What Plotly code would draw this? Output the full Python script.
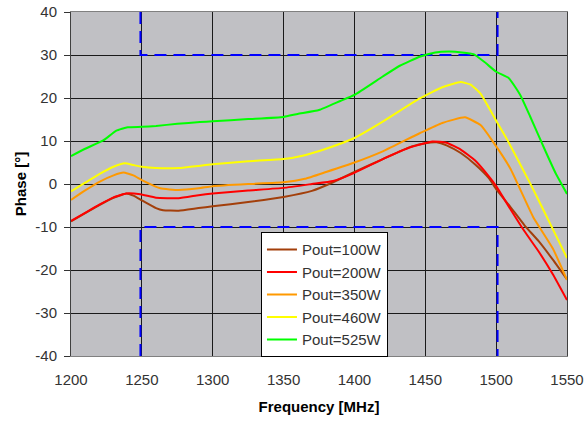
import plotly.graph_objects as go

# ---- data ----
x_100 = [1200, 1210, 1220, 1230, 1235, 1239, 1244, 1250, 1260, 1265, 1276, 1290, 1300, 1325, 1350, 1370, 1385, 1400, 1420, 1440, 1450, 1458, 1465, 1475, 1485, 1495, 1500, 1510, 1520, 1530, 1540, 1550]
y_100 = [-8.7, -6.8, -4.9, -3.2, -2.6, -2.2, -2.7, -3.8, -5.6, -6.1, -6.2, -5.6, -5.2, -4.2, -3.0, -1.6, 0.4, 2.8, 5.8, 8.7, 9.5, 9.7, 9.0, 7.2, 4.6, 1.3, -1.2, -5.3, -9.6, -13.3, -17.6, -22.2]

x_200 = [1200, 1210, 1220, 1230, 1239, 1249, 1260, 1276, 1290, 1300, 1325, 1350, 1370, 1385, 1400, 1420, 1440, 1455, 1465, 1475, 1485, 1495, 1500, 1510, 1520, 1530, 1540, 1550]
y_200 = [-8.6, -6.7, -4.8, -3.1, -2.2, -2.4, -3.2, -3.3, -2.6, -2.2, -1.5, -0.9, 0.0, 0.7, 2.6, 5.8, 8.6, 9.9, 9.6, 8.0, 5.5, 1.7, -0.5, -5.8, -11.0, -15.7, -21.0, -27.0]

x_350 = [1200, 1210, 1220, 1230, 1237, 1244, 1250, 1263, 1276, 1290, 1300, 1325, 1350, 1365, 1380, 1400, 1420, 1446, 1462, 1478, 1489, 1497, 1510, 1526, 1540, 1550]
y_350 = [-3.7, -1.5, 0.5, 2.0, 2.65, 2.0, 0.9, -1.0, -1.4, -1.0, -0.5, 0.0, 0.4, 1.2, 2.8, 5.0, 7.6, 11.8, 14.2, 15.5, 13.7, 10.2, 3.6, -7.6, -15.0, -22.3]

x_460 = [1200, 1210, 1220, 1230, 1238, 1244, 1250, 1260, 1276, 1290, 1300, 1325, 1350, 1365, 1380, 1400, 1420, 1446, 1462, 1475, 1482, 1489, 1499, 1508, 1525, 1540, 1550]
y_460 = [-1.7, 0.3, 2.3, 4.0, 4.8, 4.4, 4.0, 3.7, 3.7, 4.2, 4.6, 5.3, 5.8, 6.7, 8.2, 10.7, 14.5, 19.9, 22.5, 23.7, 23.1, 21.0, 15.3, 10.2, -0.5, -10.5, -17.2]

x_525 = [1200, 1210, 1223, 1232, 1240, 1250, 1260, 1275, 1291, 1300, 1325, 1350, 1360, 1375, 1390, 1400, 1420, 1432, 1446, 1457, 1467, 1476, 1484, 1492, 1500, 1509, 1517, 1524, 1535, 1542, 1550]
y_525 = [6.5, 8.2, 10.2, 12.4, 13.2, 13.3, 13.5, 14.0, 14.4, 14.6, 15.1, 15.6, 16.3, 17.2, 19.3, 20.7, 25.0, 27.5, 29.6, 30.6, 30.8, 30.6, 30.2, 28.3, 26.1, 24.6, 20.7, 15.7, 7.5, 2.5, -2.3]

series_names = ["Pout=100W", "Pout=200W", "Pout=350W", "Pout=460W", "Pout=525W"]
series_x = [x_100, x_200, x_350, x_460, x_525]
series_y = [y_100, y_200, y_350, y_460, y_525]
series_colors = ["#a33f0b", "#ff0000", "#ff9900", "#ffff00", "#00ff00"]

spec_x = [1249, 1249, 1501, 1501]
spec_upper_y = [40, 30, 30, 40]
spec_lower_y = [-40, -10, -10, -40]

x_ticks = [1200, 1250, 1300, 1350, 1400, 1450, 1500, 1550]
y_ticks = [-40, -30, -20, -10, 0, 10, 20, 30, 40]
y_tick_text = ["-40", "-30", "-20", "-10", "0", "10", "20", "30", "40"]

FONT = "Arial, 'Liberation Sans', sans-serif"

fig = go.Figure()
for sx, sy in [(spec_x, spec_upper_y), (spec_x, spec_lower_y)]:
    fig.add_trace(go.Scatter(x=sx, y=sy, mode="lines", showlegend=False,
                             line=dict(color="#0000ff", width=2, dash="12px,7px"),
                             hoverinfo="skip"))
for name, sx, sy, c in zip(series_names, series_x, series_y, series_colors):
    fig.add_trace(go.Scatter(x=sx, y=sy, mode="lines", name=name,
                             line=dict(color=c, width=2, shape="spline", smoothing=0.4)))

fig.update_layout(
    width=586, height=422,
    margin=dict(l=71, r=19, t=12, b=66, autoexpand=False),
    paper_bgcolor="white",
    plot_bgcolor="#c0c0c4",
    font=dict(family=FONT, size=15, color="#333333"),
    showlegend=True,
    legend=dict(x=0.383, y=0.36, xanchor="left", yanchor="top",
                bgcolor="white", bordercolor="black", borderwidth=1,
                font=dict(family=FONT, size=15, color="#333333"),
                itemwidth=30, tracegroupgap=0),
    xaxis=dict(range=[1200, 1550], tickvals=x_ticks, ticks="", showgrid=True,
               gridcolor="#1a1a1a", gridwidth=1, showline=True, linecolor="#808080",
               linewidth=1, mirror=True, zeroline=False, ticklabelstandoff=10,
               automargin=False,
               title=dict(text="<b>Frequency [MHz]</b>", font=dict(family=FONT, size=15, color="black"), standoff=14)),
    yaxis=dict(range=[-40, 40], tickvals=y_ticks, ticktext=y_tick_text, ticks="outside", ticklen=6,
               tickcolor="#333333", showgrid=True, gridcolor="#1a1a1a", gridwidth=1,
               showline=True, linecolor="#404040", linewidth=1, mirror=True,
               zeroline=False, ticklabelstandoff=4, automargin=False,
               title=dict(text="<b>Phase [°]</b>", font=dict(family=FONT, size=15, color="black"), standoff=5)),
)

fig.write_html("out.html")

_ _ _ _ _ _ _

SET TASK
Omit any images, then output the listing exactly.

THE RESPONSE
What Plotly code would draw this? Output the full Python script.
import plotly.graph_objects as go

# ---- data ----
x_100 = [1200, 1210, 1220, 1230, 1235, 1239, 1244, 1250, 1260, 1265, 1276, 1290, 1300, 1325, 1350, 1370, 1385, 1400, 1420, 1440, 1450, 1458, 1465, 1475, 1485, 1495, 1500, 1510, 1520, 1530, 1540, 1550]
y_100 = [-8.7, -6.8, -4.9, -3.2, -2.6, -2.2, -2.7, -3.8, -5.6, -6.1, -6.2, -5.6, -5.2, -4.2, -3.0, -1.6, 0.4, 2.8, 5.8, 8.7, 9.5, 9.7, 9.0, 7.2, 4.6, 1.3, -1.2, -5.3, -9.6, -13.3, -17.6, -22.2]

x_200 = [1200, 1210, 1220, 1230, 1239, 1249, 1260, 1276, 1290, 1300, 1325, 1350, 1370, 1385, 1400, 1420, 1440, 1455, 1465, 1475, 1485, 1495, 1500, 1510, 1520, 1530, 1540, 1550]
y_200 = [-8.6, -6.7, -4.8, -3.1, -2.2, -2.4, -3.2, -3.3, -2.6, -2.2, -1.5, -0.9, 0.0, 0.7, 2.6, 5.8, 8.6, 9.9, 9.6, 8.0, 5.5, 1.7, -0.5, -5.8, -11.0, -15.7, -21.0, -27.0]

x_350 = [1200, 1210, 1220, 1230, 1237, 1244, 1250, 1263, 1276, 1290, 1300, 1325, 1350, 1365, 1380, 1400, 1420, 1446, 1462, 1478, 1489, 1497, 1510, 1526, 1540, 1550]
y_350 = [-3.7, -1.5, 0.5, 2.0, 2.65, 2.0, 0.9, -1.0, -1.4, -1.0, -0.5, 0.0, 0.4, 1.2, 2.8, 5.0, 7.6, 11.8, 14.2, 15.5, 13.7, 10.2, 3.6, -7.6, -15.0, -22.3]

x_460 = [1200, 1210, 1220, 1230, 1238, 1244, 1250, 1260, 1276, 1290, 1300, 1325, 1350, 1365, 1380, 1400, 1420, 1446, 1462, 1475, 1482, 1489, 1499, 1508, 1525, 1540, 1550]
y_460 = [-1.7, 0.3, 2.3, 4.0, 4.8, 4.4, 4.0, 3.7, 3.7, 4.2, 4.6, 5.3, 5.8, 6.7, 8.2, 10.7, 14.5, 19.9, 22.5, 23.7, 23.1, 21.0, 15.3, 10.2, -0.5, -10.5, -17.2]

x_525 = [1200, 1210, 1223, 1232, 1240, 1250, 1260, 1275, 1291, 1300, 1325, 1350, 1360, 1375, 1390, 1400, 1420, 1432, 1446, 1457, 1467, 1476, 1484, 1492, 1500, 1509, 1517, 1524, 1535, 1542, 1550]
y_525 = [6.5, 8.2, 10.2, 12.4, 13.2, 13.3, 13.5, 14.0, 14.4, 14.6, 15.1, 15.6, 16.3, 17.2, 19.3, 20.7, 25.0, 27.5, 29.6, 30.6, 30.8, 30.6, 30.2, 28.3, 26.1, 24.6, 20.7, 15.7, 7.5, 2.5, -2.3]

series_names = ["Pout=100W", "Pout=200W", "Pout=350W", "Pout=460W", "Pout=525W"]
series_x = [x_100, x_200, x_350, x_460, x_525]
series_y = [y_100, y_200, y_350, y_460, y_525]
series_colors = ["#a33f0b", "#ff0000", "#ff9900", "#ffff00", "#00ff00"]

spec_x = [1249, 1249, 1501, 1501]
spec_upper_y = [40, 30, 30, 40]
spec_lower_y = [-40, -10, -10, -40]

x_ticks = [1200, 1250, 1300, 1350, 1400, 1450, 1500, 1550]
y_ticks = [-40, -30, -20, -10, 0, 10, 20, 30, 40]
y_tick_text = ["-40", "-30", "-20", "-10", "0", "10", "20", "30", "40"]

FONT = "Arial, 'Liberation Sans', sans-serif"

fig = go.Figure()
for sx, sy in [(spec_x, spec_upper_y), (spec_x, spec_lower_y)]:
    fig.add_trace(go.Scatter(x=sx, y=sy, mode="lines", showlegend=False,
                             line=dict(color="#0000ff", width=2, dash="12px,7px"),
                             hoverinfo="skip"))
for name, sx, sy, c in zip(series_names, series_x, series_y, series_colors):
    fig.add_trace(go.Scatter(x=sx, y=sy, mode="lines", name=name,
                             line=dict(color=c, width=2, shape="spline", smoothing=0.4)))

fig.update_layout(
    width=586, height=422,
    margin=dict(l=71, r=19, t=12, b=66, autoexpand=False),
    paper_bgcolor="white",
    plot_bgcolor="#c0c0c4",
    font=dict(family=FONT, size=15, color="#333333"),
    showlegend=True,
    legend=dict(x=0.383, y=0.36, xanchor="left", yanchor="top",
                bgcolor="white", bordercolor="black", borderwidth=1,
                font=dict(family=FONT, size=15, color="#333333"),
                itemwidth=30, tracegroupgap=0),
    xaxis=dict(range=[1200, 1550], tickvals=x_ticks, ticks="", showgrid=True,
               gridcolor="#1a1a1a", gridwidth=1, showline=True, linecolor="#808080",
               linewidth=1, mirror=True, zeroline=False, ticklabelstandoff=10,
               automargin=False,
               title=dict(text="<b>Frequency [MHz]</b>", font=dict(family=FONT, size=15, color="black"), standoff=14)),
    yaxis=dict(range=[-40, 40], tickvals=y_ticks, ticktext=y_tick_text, ticks="outside", ticklen=6,
               tickcolor="#333333", showgrid=True, gridcolor="#1a1a1a", gridwidth=1,
               showline=True, linecolor="#404040", linewidth=1, mirror=True,
               zeroline=False, ticklabelstandoff=4, automargin=False,
               title=dict(text="<b>Phase [°]</b>", font=dict(family=FONT, size=15, color="black"), standoff=5)),
)

fig.write_html("out.html")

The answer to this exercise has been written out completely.